Magazine / The Science of Joy—Why Looking at Puppies Helps You Focus

The Science of Joy—Why Looking at Puppies Helps You Focus

Design Happiness Psychology

Conventional wisdom tells us that real joy comes from within: from exercise or meditation, acts of service or the way we look at the world—pretty much anything except material possessions. But designer Ingrid Fetell Lee offers a different take in her book Joyful: The Surprising Power of Ordinary Things to Create Extraordinary Happiness.

During the last season of the Next Big Idea podcast, Ingrid sat down with Next Big Idea Club curator Adam Grant to discuss the powerful relationship between the way we feel and the objects that surround us. Listen to the full episode below, or read a few key highlights.

Can ordinary objects make us extraordinarily joyful?

Ingrid Fetell Lee: I was studying industrial design at Pratt, and I had this review where a professor looked at my work and said it felt joyful to him—it made him feel joy. And this was really weird to me, because I had always thought of joy as this ephemeral thing. And so when my professor said this, it began a process of inquiry for me: How do objects make us feel joy? I set out to try to answer this question for myself, to discover the aesthetics of joy.

Adam Grant: It’s pretty weird for a professor to say that any work anyone does gives them joy. So what was it about your work? Was your professor able to identify the source of his joy, or is that part of the puzzle for you?

Ingrid: No, that was part of the problem. Design is a very intuitive discipline, but I really wanted to understand where this sense of joy came from. My dad is a neurologist, and I grew up with two doctors as parents, so science was always a part of my upbringing.

Adam: I’m very sorry.

Ingrid: There was a lot of jargon at the dinner table. But as a result, I really wanted to understand the “why,” and in design school there’s not a lot of “why.” It’s really about the “what” and how it makes people feel. There isn’t a bridge between the people who are studying objects and how they make us feel and the people studying what’s happening in our minds when we encounter things. So for me, it was this question of, “How do I bridge that gap? How do I bring what scientists are discovering into the practice of design?”

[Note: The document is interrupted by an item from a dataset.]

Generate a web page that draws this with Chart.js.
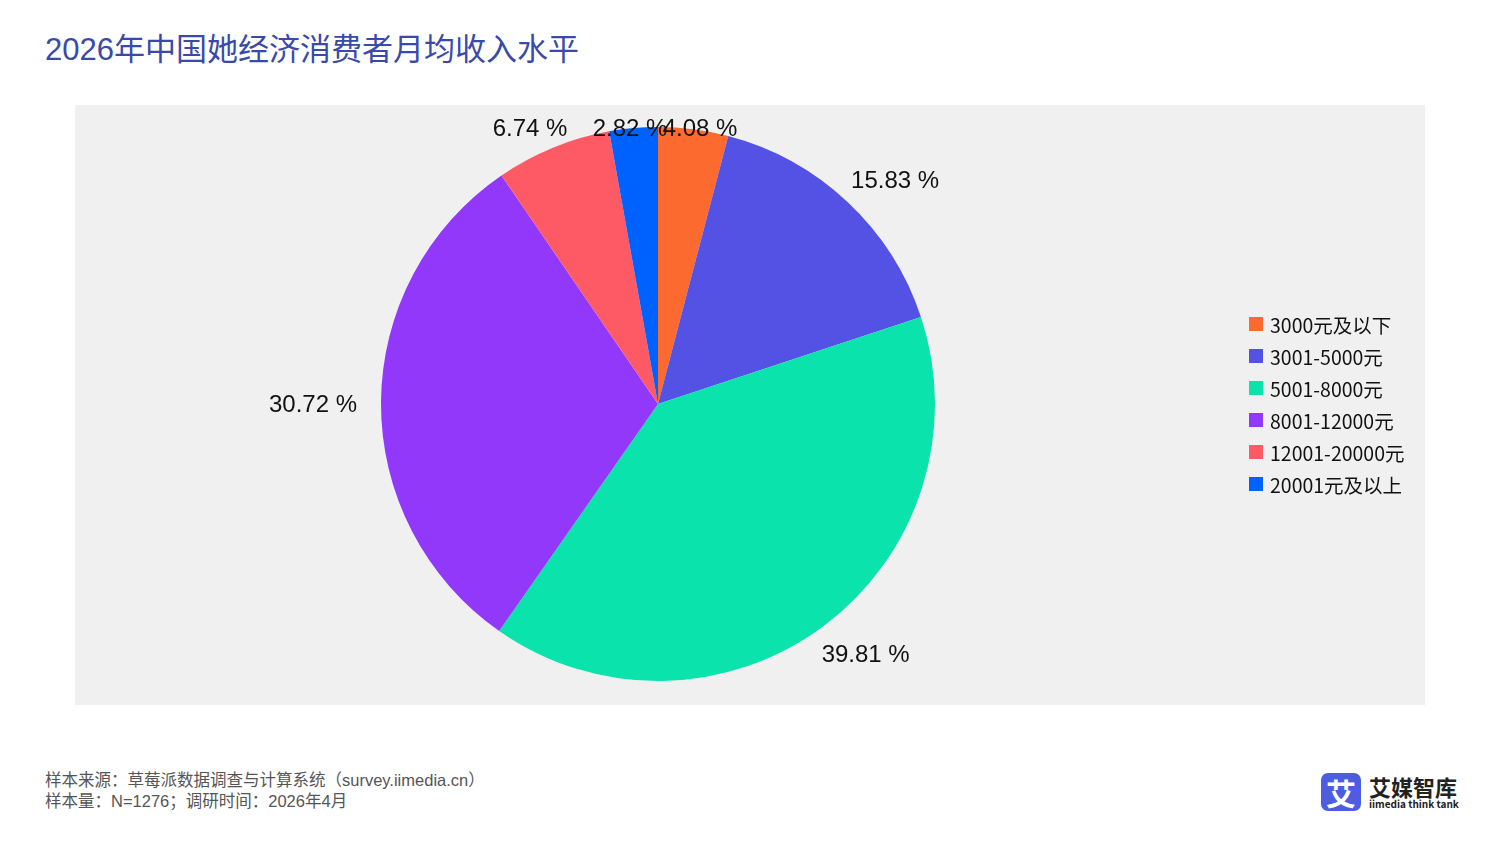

“Cute things prompt a nurturing impulse, and nurturing is a focused act. So when we look at cute animals, that might actually make us better at concentrating.”

Want to improve your concentration? Try looking at cute things.

Ingrid: This study out of Japan shows that looking at cute things increases focus and concentration. It makes sense because cute things prompt a nurturing impulse, and nurturing is a focused act. So when we look at cute animals, that might actually make us better at concentrating.

Adam: That also reminds me of research showing that if you see pictures of puppies and kittens, you then make fewer errors on tasks. The cuteness leads to behavioral carefulness, which is probably related to the same nurturing idea.

Ingrid: Yes, exactly.

Adam: Is this why I keep getting student requests for a petting zoo on campus?

Ingrid: That I don’t know, but I don’t think it’s a bad idea. We had a day at IDEO when we had puppies come to the office.

Adam: “These are new designers! We value species diversity.”

“I don’t think we feel true joy if we don’t feel true sorrow as well.”

Want to get more joy out of life? Try joyspotting.

Ingrid: A woman contacted me after one of my talks, and she told me that she hadn’t wanted to come. Her way of seeing the world was that they are joyful people and there are not joyful people, and unfortunately, she believed that she was not one of them.

But in my talk, I talked about joyspotting. It’s like a mindfulness exercise, but it’s specifically focused on spotting joy in your surroundings—seeing things and noticing things that bring you a feeling of joy. When I talked about that, she said, “Well, it’s free, it’s easy, and no one has to know I’m doing it.” And so she said, “OK, I’ll try it.” Then she did it, and she told me, “Actually, I did see it. I did see joy. And then I started seeing more of it.”

We shouldn’t be happy all the time.

Ingrid: The idea that we want people to be happy all the time is something I’m trying to fight against, because I believe that joy is not a state of being. It is an emotion, and the whole idea of my work is just that we feel joy a little more often. But we should feel all our other emotions, too—we should feel the lows, for example. We should acknowledge the lows because I don’t think we feel true joy if we don’t feel true sorrow as well. And so, for me, the idea is to explore and expand the full range of our emotions.